Drugs, Alcohol, etc: Two characters become drunks, but they are neither prominent nor very important characters.
Sexual content: None.
Disturbing Images/Violence: Kidnapping, child abuse.
Aimed at: ages 11-16.
Deep was an enjoyable little book. I didn't begin enjoying it until about halfway through, though. The beginning wasn't at all slow or boring, I just severely disliked one of the two main characters, Birdie. She was a stuck up, ignorant, stupid girl. A tad bit unrealistically so, if you asked me. I know Vance was merely emphasizing her shelteredness, but I found it irritating and it was hard to care about Birdie.

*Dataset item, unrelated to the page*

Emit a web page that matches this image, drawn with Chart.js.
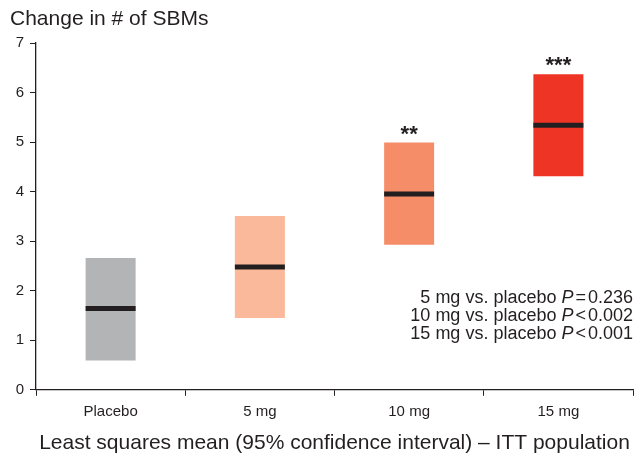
<!DOCTYPE html>
<html>
<head>
<meta charset="utf-8">
<script src="https://cdn.jsdelivr.net/npm/chart.js"></script>
<style>
  body { margin: 0; background: #fff; }
  #wrap { width: 640px; height: 456px; }
</style>
</head>
<body>
<div id="wrap"><canvas id="chart"></canvas></div>
<script>
const groups = ["Placebo", "5 mg", "10 mg", "15 mg"];
const ciLow = [0.59, 1.45, 2.93, 4.31];
const ciHigh = [2.66, 3.51, 4.99, 6.37];
const means = [1.64, 2.48, 3.95, 5.34];
const stars = ["", "", "**", "***"];
const barColors = ["#b3b4b6", "#f9b99a", "#f58d68", "#ee3424"];
const pLabels = ["5 mg vs. placebo ", "10 mg vs. placebo ", "15 mg vs. placebo "];
const pSigns = ["=", "<", "<"];
const pValues = ["0.236", "0.002", "0.001"];

const FONT = "'Liberation Sans', Arial, Helvetica, sans-serif";
const INK = "#231f20";

// title, significance stars and the p-value block
const extras = {
  id: "extras",
  afterDatasetsDraw(chart) {
    const ctx = chart.ctx;
    const area = chart.chartArea;
    ctx.save();
    ctx.fillStyle = INK;

    ctx.font = "21px " + FONT;
    ctx.textAlign = "left";
    ctx.textBaseline = "middle";
    ctx.fillText("Change in # of SBMs", 10, 19);

    const bars = chart.getDatasetMeta(0).data;
    ctx.font = "bold 22px " + FONT;
    ctx.textAlign = "center";
    ctx.textBaseline = "alphabetic";
    bars.forEach((bar, i) => {
      if (stars[i]) ctx.fillText(stars[i], bar.x, bar.y - 2);
    });

    ctx.textAlign = "right";
    ctx.textBaseline = "middle";
    const right = area.right;
    pLabels.forEach((lab, i) => {
      const y = 298 + i * 18;
      let x = right;
      ctx.font = "18px " + FONT;
      ctx.fillText(pValues[i], x, y);
      x -= ctx.measureText(pValues[i]).width + 2;
      ctx.fillText(pSigns[i], x, y);
      x -= ctx.measureText(pSigns[i]).width + 2;
      ctx.font = "italic 18px " + FONT;
      ctx.fillText("P", x, y);
      x -= ctx.measureText("P").width;
      ctx.font = "18px " + FONT;
      ctx.fillText(lab, x, y);
    });
    ctx.restore();
  }
};

new Chart(document.getElementById("chart"), {
  type: "bar",
  data: {
    labels: groups,
    datasets: [
      {
        label: "95% CI",
        data: groups.map((g, i) => [ciLow[i], ciHigh[i]]),
        backgroundColor: barColors,
        borderWidth: 0,
        categoryPercentage: 1,
        barPercentage: 0.335,
        order: 2
      },
      {
        type: "line",
        label: "LS mean",
        data: means,
        showLine: false,
        pointStyle: "line",
        pointRadius: 25,
        pointHoverRadius: 25,
        pointBorderWidth: 5,
        pointBorderColor: INK,
        pointBackgroundColor: INK,
        order: 1
      }
    ]
  },
  options: {
    responsive: true,
    maintainAspectRatio: false,
    animation: false,
    events: [],
    layout: { autoPadding: false, padding: { top: 43, right: 7, left: 0, bottom: 0 } },
    plugins: {
      legend: { display: false },
      tooltip: { enabled: false }
    },
    scales: {
      x: {
        offset: true,
        grid: {
          offset: true,
          drawOnChartArea: false,
          tickLength: 6,
          color: INK
        },
        border: { color: INK, width: 1.3 },
        ticks: {
          color: INK,
          padding: 7,
          font: { family: FONT, size: 15 }
        },
        title: {
          display: true,
          text: "Least squares mean (95% confidence interval) \u2013 ITT population",
          color: INK,
          font: { family: FONT, size: 21 },
          padding: { top: 3, bottom: 0 }
        }
      },
      y: {
        min: 0,
        max: 7,
        ticks: {
          stepSize: 1,
          color: INK,
          padding: 6,
          font: { family: FONT, size: 15 }
        },
        grid: {
          drawOnChartArea: false,
          tickLength: 6,
          color: INK
        },
        border: { color: INK, width: 1.3 },
        afterFit(scale) { scale.width = 36; }
      }
    }
  },
  plugins: [extras]
});
</script>
</body>
</html>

Now, Morgan I liked. What is there not to like about an illegally independent teenage seafaring Norwegian nomad? Her character could only be described as "wicked cool", and I loved her throughout. Her thoughts, pains, narration, and voice was clear and rung true from the very first moment until the end.
Vance's writing flows very rhythmically between the perspectives of the two girls, even as they come together. She plays a bit with time and flashbacks, and the effect is interesting. It turns out that Vance is very good at writing psychotic people, as two completely disconnected characters seem to be. The heaviness of her book comes from the inner-conflict of hating and loving and hating to love and loving to hate the superbad antagonist. It's all very creepy and well done.
One of the big problems I had with this book was that at the end, hardly anything had changed. Okay, obviously, some very big things had happened, but our main characters just went back to what they were doing before, acting in the same way, speaking the same. Birdie was snobbish and Morgan was sailing until the very, very, very end. I was left thinking, Where is the internal change, the lessons learned, and all that?
But, regardless, this is a fantastic book for slightly younger readers to read as well as high school aged. There's a little something in here for everyone.